14 février [1849], mercredi matin, 8 h.
Bonjour, cher petit homme, bonjour affreux gueulard. Je ne vous aurais jamais cru aussi goinfre que vous l’êtes. Cependant nous verrons ce soir comment vous supporterez les hors-d’œuvrea de stupidités et les entremets d’inepties dont on vous comblera. Quant à moi je m’en liche les barbes d’avance et je me fais une joie de vous voir aux prises avec votre gourmandise avérée et votre friandise d’esprit ; ce sera superbe à voir. Je regrette seulement de n’avoir pas un confident ou une confidente pour me ficher de vous toute la soirée à bouche que veux-tu ? mais c’est égal je préfère mon plaisir solitaire à votre [laprerie ?] en commun avec des Badoulards et des Badoulardes vieilles. Quel Bonheur ! Toto est bourré, mais Toto est vexé, Toto tord et avale mais Toto bisque et rage. Vraiment ce sera très amusant. Pour ma part, je ne voudrais pas que quelque incident fâcheux empêchât cette savoureuse mystification. D’ailleurs je vous verrai quelques heures de plus que si j’étais restée chez moi ce qui par le temps de République et de Débine générale n’est pas à dédaigner.
Juliette
MLVH, 46-51LASVHR et V
Transcription de Gérard Pouchain
a) « hors-d’œuvres ».
14 février [1849], mercredi matin, 11 h.
Je suis sûre que vous me faites encore apprêter pour rien.

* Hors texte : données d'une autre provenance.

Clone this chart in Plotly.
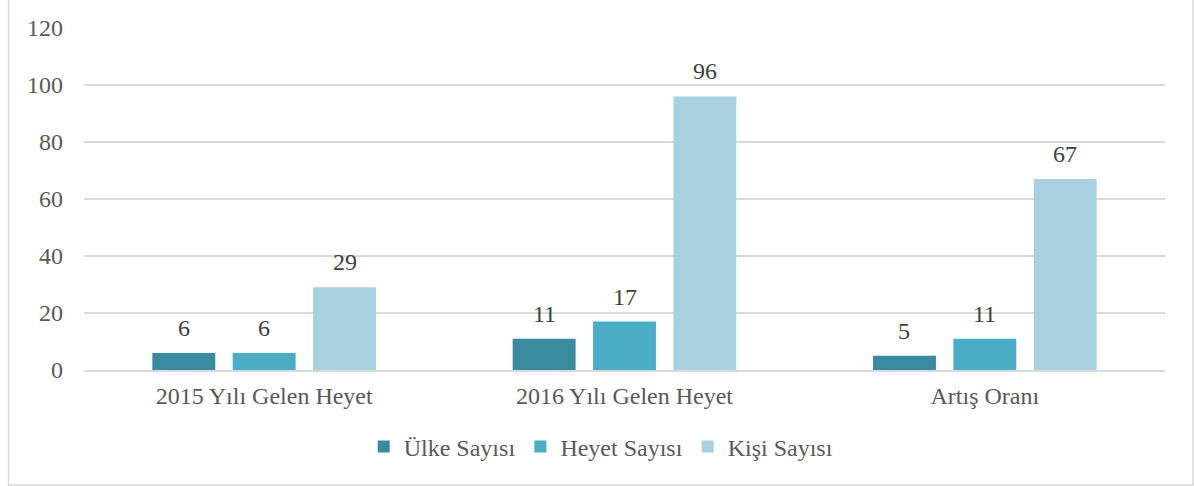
import plotly.graph_objects as go

categories = ["2015 Yılı Gelen Heyet", "2016 Yılı Gelen Heyet", "Artış Oranı"]
ulke = [6, 11, 5]
heyet = [6, 17, 11]
kisi = [29, 96, 67]
series_names = ["Ülke Sayısı", "Heyet Sayısı", "Kişi Sayısı"]
colors = ["#3A8AA0", "#4BACC6", "#A9D0DE"]

W, H = 1194, 486
ml, mr, mt, mb = 84, 29, 28, 116
pw, ph = W - ml - mr, H - mt - mb
bargap, bargroupgap = 0.331, 0.217

font = "Liberation Serif"
fig = go.Figure()
all_vals = [ulke, heyet, kisi]
for name, vals, c in zip(series_names, all_vals, colors):
    fig.add_trace(go.Bar(
        x=categories, y=vals, name=name, marker=dict(color=c, line=dict(width=0)),
    ))

# data labels above bars
cat_w = pw / len(categories)
slot = cat_w * (1 - bargap) / len(series_names)
annotations = []
for si, vals in enumerate(all_vals):
    for cat, v in zip(categories, vals):
        annotations.append(dict(
            x=cat, y=v, xref="x", yref="y", text=str(v), showarrow=False,
            xshift=(si - (len(series_names) - 1) / 2) * slot,
            yanchor="bottom", yshift=10,
            font=dict(family=font, size=24, color="#404040"),
        ))

def px_x(x):
    return (x - ml) / pw

def px_y(y):
    return (H - mb - y) / ph

fig.update_layout(
    width=W, height=H,
    margin=dict(l=ml, r=mr, t=mt, b=mb),
    paper_bgcolor="white", plot_bgcolor="white",
    barmode="group", bargap=bargap, bargroupgap=bargroupgap,
    font=dict(family=font, size=24, color="#595959"),
    showlegend=True,
    legend=dict(orientation="h", x=0.478, xanchor="center", y=px_y(447), yanchor="middle",
                font=dict(family=font, size=24, color="#595959"),
                itemwidth=30, traceorder="normal"),
    xaxis=dict(showgrid=False, showline=True, linecolor="#D9D9D9", linewidth=1.5,
               tickfont=dict(family=font, size=24, color="#595959"), ticks="",
               ticklabelstandoff=3),
    yaxis=dict(range=[0, 120], dtick=20, showgrid=True, gridcolor="#D9D9D9", gridwidth=1.5,
               zeroline=False, showline=False, ticks="",
               tickfont=dict(family=font, size=24, color="#595959"), ticklabelstandoff=20),
    annotations=annotations,
    shapes=[dict(type="rect", xref="paper", yref="paper",
                 x0=px_x(8.5), x1=px_x(1193), y0=px_y(485), y1=px_y(-10),
                 line=dict(color="#D9D9D9", width=1.5), fillcolor="rgba(0,0,0,0)", layer="below")],
)
fig.write_html("out.html", config={"displayModeBar": False},
               post_script="document.body.style.margin='0';")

Quel hideux plaisir trouvez-vous à me faire harnacher d’aussi bonne heure tous les jours puisque vous n’allez jamais à l’Assembléea avant trois ou quatre heures ? Ceci ressemble fort à un parti-pris, à une vengeance mystérieuse à laquelle vous me condamnez comme un affreux tyran de je ne sais PADOUE [1]. Mais vous avez beau faire je suis invulnérable et même inviolable, hélas ! Je suis bronzée par le guignon et tannée par les déceptions de tout genreb. Je suis une Guanhumara [2] moderne que rien ne peut plus étonner ni émouvoir. Vous me donneriez tout à l’heure le cornet de la mère Antoine [3] que je dirais : merci vous êtes un bonhomme. Vous ne me donnez rien et je vous appelle : vieux cancre avec la même liberté d’esprit. Non c’est comme cela je n’ai plus rien d’humain [4]. Je voudrais voir la république les quatre fers en l’air, les 900 sur le pot [5], moi seule en être cause et m’acheter tout ce qui me ferait plaisir [6]. Je suis devenue féroce avec l’âge. Je me sens des dispositions à faire des ailesc de pigeon au président de la république [7], à tirer le nez des représentants… avec des pincettes, à houspiller Proudhon et à casser plusieurs manches à balai sur le dos de Ledru-Rollin. Voilà où j’en suis arrivéed en l’an de grâce de la république une et indivisible. Cependant je veux bien encore vous conseiller de venir manger votre fricot de bonne heure pour être plus tranquille.
Vente Boisgirard-Antonin, expert Thierry Bodin, Drouot, salle 4, 24 mai 2019, lot n° 241
Transcription de Jean-Marc Hovasse
a) « l’assemblée ».
b) « de tous genres ».
c) « aîles ».
d) À partir de ce mot, la fin de la lettre est écrite en perpendiculaire.